I have a certain attraction towards twilights. You can see that in my work, if you read my first novel “Dying of the Light“. There is something about it that it is very evocative to me, the twilight world, and the world between the edges. Maybe there is something about me psychologically, I don&’t know! Hehehe…

It was recently published in your website that there will be soon a videogame about the Ice & Fire saga.

Yes, a French company called Cyanide got the rights to make 2 videogames, a real time strategy videogame and a role videogame, so I am going to be meeting with them in Montreal in a couple of weeks, the project is still at very early stages.

Do you play videogames?

I play occasionally, I would not say I am a big videogamer by any means, but I play some, especially real time strategy games, I like strategy games.

The one dollar million question that most of the fans are wondering around the world: How is Dance of Dragons going (the awaited fifth book of The Song of Ice & Fire saga)?

It is going pretty well actually, I am hoping to finish it by September or October that is my goal.

Me and Martin

You started writing the first book of the Saga, A Game of Thrones, in 1991 and published it in 1996. Now, when you look back at it, is there anything you would change?

Hum, I may have structured it so that the kids could grow up a little more, so that months pass between the chapters instead of only days between the chapters, but you know, if I would have done that it would be a much more different book than what I have, so I don’t know if I would really have done that, but looking back at it, if I would have done that it would have solved now problems that I am encountering. On the other hand if I would have done that I could have created other problems, so you know, what I have here is working pretty well, but that is the only thing sometimes I wonder about.

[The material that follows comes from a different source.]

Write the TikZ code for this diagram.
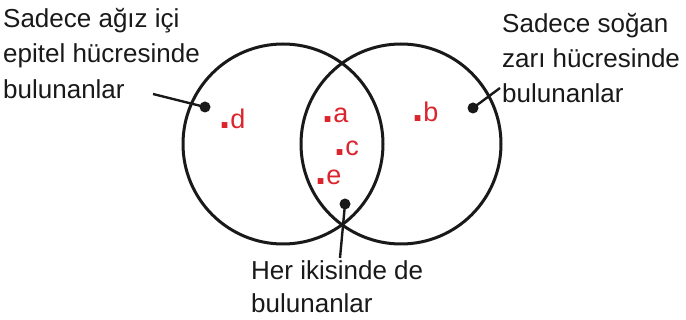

For me, and I suppose that for most of the readers, it was really shocking when Eddard Stark got killed in the first book of the Ice & Fire saga. For example nobody would ever expect Frodo getting killed at the beginning of Lord of the Rings. Did you want to break concepts and mark a new line with that conception, did you know from the beginning that it would happen?

Oh yeah. Well, you kill an important character right on and you kind of establish that you are not playing for kids, you know, that it is not going to be that kind of fantasy where the hero goes through all kind of dangers and never gets scratches.

From the characters of The Song of Ice & Fire, is there any that you would feel especially identified with?

Tyrion Lannister. He has always been one of my favorite characters. They all have parts of me but Tyrion has changed together with me more than any other of the characters.